Saturday 9 July 2016

JOHN's COPY OF DOCUMENT THAT ENDED BEATLES' RELATIONSHIP WITH ALLEN KLEIN TO BE SOLD

A 1977 document that settled a lawsuit between the Beatles and Allen Klein and also ended Klein's stormy association with the Beatles is being sold by Moments in Time, the company has announced. The asking price is $95,000.
The settlement was signed by Lennon and Klein on January 8, 1977, at New York City’s Plaza Hotel, the same building where The Beatles stayed during their historic first trip to the Big Apple in 1964. 

Allen Klein, John Lennon, Yoko Ono in 1969

The suit was filed in 1973, when the Beatles decided to not renew Klein's contract. Klein promptly sued them for $19 million (roughly $75.3 million today). According to the company, the settlement, made between Apple Corps Ltd., Klein's ABKCO Industries Inc. and Klein, dated Jan. 8, 1977, ruled that Apple had to pay Allen Klein and ABKCO just over $5 million (or roughly $19.8 million now) while Klein had to pay out a total of $800,000 (roughly $3.2 million now). According to a 1977 report on the settlement in Billboard, that money was divided between Harrisongs Ltd., Richard Starkey (Ringo Starr's real name), Apple Films Ltd. and Apple Records.

George sign breakup papers
The agreement said that it released Apple from “any liabiity whatsoever” related to the relationship of the Beatles and Klein. The suit cost ABKCO $1.2 million in legal fees over a year from Sept. 30, 1975. Paul McCartney was not involved in the suit or the settlement but was “delighted to see his friends end this problem,” according to Lee Eastman of Eastman and Eastman, who represented him.
In Fred Goodman's recently released biography of Klein, titled Allen Klein: The Man Who Bailed Out the Beatles, Made the Stones, and Transformed Rock & Roll, the author notes that Klein, who was said to have conducted Kissinger-like negotiations, made a non-negotiable demand in settling the suit. “John has to have dinner with me tonight!,” Klein is quoted by Goodman. His attorney tried to talk him out of it, saying Lennon wouldn't agree. “No dinner, no deal. Just go tell him,” Klein insisted, according to Goodman. According to Moments in Time, he got his wish. Klein, Lennon and Yoko Ono were later pictured by photographer Bob Gruen with the document on a loaf of bread.
The Beatles' relationship with Klein began Jan. 28, 1969, at a meeting with Lennon and Ono at the Dorchester Hotel. Klein later met with Ringo Starr and George Harrison, then a meeting with all four Beatles was arranged. But Paul McCartney refused to allow Klein to represent him and a major disagreement that became a major cause of friction among the Beatles began.

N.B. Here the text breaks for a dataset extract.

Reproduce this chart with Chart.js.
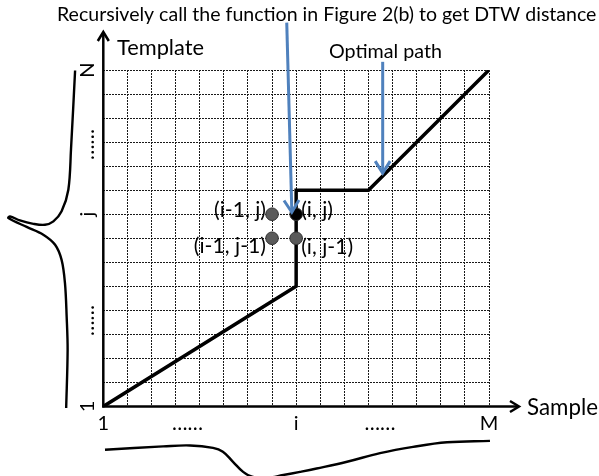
<!DOCTYPE html>
<html>
<head>
<meta charset="utf-8">
<script src="https://cdn.jsdelivr.net/npm/chart.js@4.4.1/dist/chart.umd.min.js"></script>
<style>
html,body{margin:0;padding:0;background:#fff;overflow:hidden}
canvas{display:block}
</style>
</head>
<body>
<canvas id="c" width="599" height="476"></canvas>
<script>
// ---------------- data ----------------
const sampleCount = 16;    // grid columns, 1..M
const templateCount = 14;  // grid rows, 1..N
const pathX = [0, 8, 8, 11, 16];
const pathY = [0, 5, 9, 9, 14];
const cellX = [7, 8, 7, 8];
const cellY = [8, 8, 7, 7];
const cellLabels = ['(i-1, j)', '(i, j)', '(i-1, j-1)', '(i, j-1)'];
const xTickValues = [0, 3.49, 8, 11.48, 16];
const xTickLabels = ['1', '……', 'i', '……', 'M'];
const yTickValues = [0, 3.58, 8, 10.9, 14];
const yTickLabels = ['1', '……', 'j', '……', 'N'];
// sample signal drawn under the x axis
const sampleCurveX = [0.07, 2.48, 3.60, 4.55, 4.96, 5.38, 5.80, 6.17, 6.72, 7.47, 8.16, 8.85, 10.11, 11.48, 12.85, 14.26, 16.04];
const sampleCurveY = [-1.80, -1.66, -1.62, -1.72, -1.88, -2.30, -2.72, -2.92, -2.98, -2.85, -2.72, -2.58, -2.30, -1.94, -1.68, -1.49, -1.43];
// template signal drawn left of the y axis
const templateCurveX = [-1.17, -1.34, -1.45, -1.73, -2.07, -2.42, -2.90, -3.46, -3.87, -3.94, -3.18, -2.49, -2.00, -1.73, -1.59, -1.52, -1.48, -1.54];
const templateCurveY = [13.98, 10.69, 9.02, 8.12, 7.70, 7.56, 7.60, 7.74, 7.91, 7.84, 7.47, 7.15, 6.73, 6.10, 5.13, 3.74, 2.35, -0.06];
const titleText = 'Recursively call the function in Figure 2(b) to get DTW distance';
const xAxisTitle = 'Sample';
const yAxisTitle = 'Template';
const pathLabel = 'Optimal path';

// ---------------- layout / style ----------------
const FONT = 'Lato, "Open Sans", sans-serif';
const layoutText = {
  title:   {left: 57,  right: 597, base: 20.5},
  yTitle:  {left: 117, right: 204, base: 55},
  path:    {left: 329, right: 442, base: 58},
  xTitle:  {left: 527, right: 598, base: 415}
};
const blueArrows = [
  {from: [7.61, 15.97], to: [7.82, 8.08]},
  {from: [11.59, 14.34], to: [11.59, 9.71]}
];
const cellLabelOffsets = [[-6, -4, 'right'], [5, -4, 'left'], [-6, 8, 'right'], [5, 9, 'left']];
const cellFill = ['#5a5a5a', '#000000', '#5a5a5a', '#5a5a5a'];

function pts(xs, ys) { return xs.map((x, i) => ({x, y: ys[i]})); }
function fit(ctx, text, width) {
  ctx.font = '100px ' + FONT;
  return 100 * width / ctx.measureText(text).width;
}
function vArrowHead(ctx, x1, y1, x2, y2, len, half) {
  const a = Math.atan2(y2 - y1, x2 - x1);
  ctx.beginPath();
  ctx.moveTo(x2 - len * Math.cos(a) + half * Math.sin(a), y2 - len * Math.sin(a) - half * Math.cos(a));
  ctx.lineTo(x2, y2);
  ctx.lineTo(x2 - len * Math.cos(a) - half * Math.sin(a), y2 - len * Math.sin(a) + half * Math.cos(a));
  ctx.stroke();
}

const overlay = {
  id: 'overlay',
  beforeDatasetsDraw(chart) {
    const {ctx, scales: {x, y}} = chart;
    const x0 = x.getPixelForValue(0), y0 = y.getPixelForValue(0);
    ctx.save();
    ctx.strokeStyle = '#000';
    ctx.lineWidth = 2.5;
    ctx.lineCap = 'butt';
    ctx.lineJoin = 'miter';
    ctx.beginPath(); ctx.moveTo(x0, y0 + 1); ctx.lineTo(x0, 32); ctx.stroke();
    vArrowHead(ctx, x0, y0, x0, 32, 9, 5.5);
    ctx.beginPath(); ctx.moveTo(x0 - 1, y0); ctx.lineTo(519, y0); ctx.stroke();
    vArrowHead(ctx, x0, y0, 519, y0, 9, 5.5);
    ctx.restore();
  },
  afterDatasetsDraw(chart) {
    const {ctx, scales: {x, y}} = chart;
    ctx.save();
    ctx.strokeStyle = '#4F81BD';
    ctx.lineWidth = 3;
    ctx.lineCap = 'butt';
    blueArrows.forEach(a => {
      const x1 = x.getPixelForValue(a.from[0]), y1 = y.getPixelForValue(a.from[1]);
      const x2 = x.getPixelForValue(a.to[0]), y2 = y.getPixelForValue(a.to[1]);
      ctx.beginPath(); ctx.moveTo(x1, y1); ctx.lineTo(x2, y2 - 1); ctx.stroke();
      vArrowHead(ctx, x1, y1, x2, y2, 12, 7.5);
    });
    ctx.fillStyle = '#000';
    ctx.textBaseline = 'alphabetic';
    ctx.textAlign = 'left';
    const put = (txt, box) => {
      const s = fit(ctx, txt, box.right - box.left);
      ctx.font = s.toFixed(2) + 'px ' + FONT;
      ctx.fillText(txt, box.left, box.base);
    };
    put(titleText, layoutText.title);
    put(yAxisTitle, layoutText.yTitle);
    put(pathLabel, layoutText.path);
    put(xAxisTitle, layoutText.xTitle);

    ctx.textAlign = 'center';
    xTickLabels.forEach((t, i) => {
      const isDots = t.indexOf('…') >= 0;
      ctx.font = (isDots ? fit(ctx, t, 31).toFixed(2) : '20') + 'px ' + FONT;
      ctx.fillText(t, x.getPixelForValue(xTickValues[i]), 429.5);
    });
    yTickLabels.forEach((t, i) => {
      const isDots = t.indexOf('…') >= 0;
      ctx.save();
      ctx.translate(93.5, y.getPixelForValue(yTickValues[i]));
      ctx.rotate(-Math.PI / 2);
      ctx.textAlign = 'center';
      ctx.font = (isDots ? fit(ctx, t, 31).toFixed(2) : '20') + 'px ' + FONT;
      ctx.fillText(t, 0, 0);
      ctx.restore();
    });
    const cs = fit(ctx, cellLabels[3], 52);
    ctx.font = cs.toFixed(2) + 'px ' + FONT;
    ctx.textBaseline = 'middle';
    cellLabels.forEach((t, i) => {
      const o = cellLabelOffsets[i];
      ctx.textAlign = o[2];
      ctx.fillText(t, x.getPixelForValue(cellX[i]) + o[0], y.getPixelForValue(cellY[i]) + o[1]);
    });
    ctx.restore();
  }
};

new Chart(document.getElementById('c').getContext('2d'), {
  type: 'scatter',
  data: {
    datasets: [
      {label: 'cells', data: pts(cellX, cellY), pointRadius: 6.3, pointHoverRadius: 6.3,
       pointBackgroundColor: cellFill, pointBorderColor: '#333', pointBorderWidth: 1, showLine: false, order: 0},
      {label: pathLabel, data: pts(pathX, pathY), showLine: true, borderColor: '#000', borderWidth: 3.5,
       pointRadius: 0, tension: 0, order: 1, borderJoinStyle: 'miter'},
      {label: xAxisTitle, data: pts(sampleCurveX, sampleCurveY), showLine: true, borderColor: '#000', borderWidth: 2.4,
       pointRadius: 0, tension: 0.4, clip: false, order: 2},
      {label: yAxisTitle, data: pts(templateCurveX, templateCurveY), showLine: true, borderColor: '#000', borderWidth: 2.4,
       pointRadius: 0, tension: 0.35, clip: false, order: 3}
    ]
  },
  options: {
    responsive: false,
    animation: false,
    events: [],
    layout: {padding: {left: 103.3, right: 110, top: 70, bottom: 69.5}},
    plugins: {legend: {display: false}, tooltip: {enabled: false}},
    scales: {
      x: {type: 'linear', min: 0, max: sampleCount,
          ticks: {display: false, stepSize: 1},
          grid: {color: '#1a1a1a', lineWidth: 1, drawTicks: false},
          border: {display: false, dash: [2, 1]}},
      y: {type: 'linear', min: 0, max: templateCount,
          ticks: {display: false, stepSize: 1},
          grid: {color: '#1a1a1a', lineWidth: 1, drawTicks: false},
          border: {display: false, dash: [2, 1]}}
    }
  },
  plugins: [overlay]
});
</script>
</body>
</html>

Allan Kozinn, who covered the Beatles for many years for The New York Times and now writes for the Wall Street Journal and is also the author of The Beatles: From the Cavern to the Rooftop (Phaidon), said Lennon's change of heart about Klein was quite an about-face. “John Lennon's thinking about Allen Klein evolved fairly quickly between 1969, when he was the strongest advocate for Klein to be the Beatles manager, and 1973, when their business association was dissolved by this contract. It can't have helped that George Harrison had already experienced problems to do with Klein's handling of the proceeds for the Concert for Bangladesh, and that both George and Ringo wanted to extricate themselves from Klein's management. Eventually Lennon said in a television interview that he had come to realize that Paul "might have been right" in his objections to Klein.
“One of his more pointedly angry songs, 'Steel and Glass,' has always been interpreted as his comment on his relationship with Klein -- although toward the end of his life, in a more self-analytical moment, he said that the song was really about himself."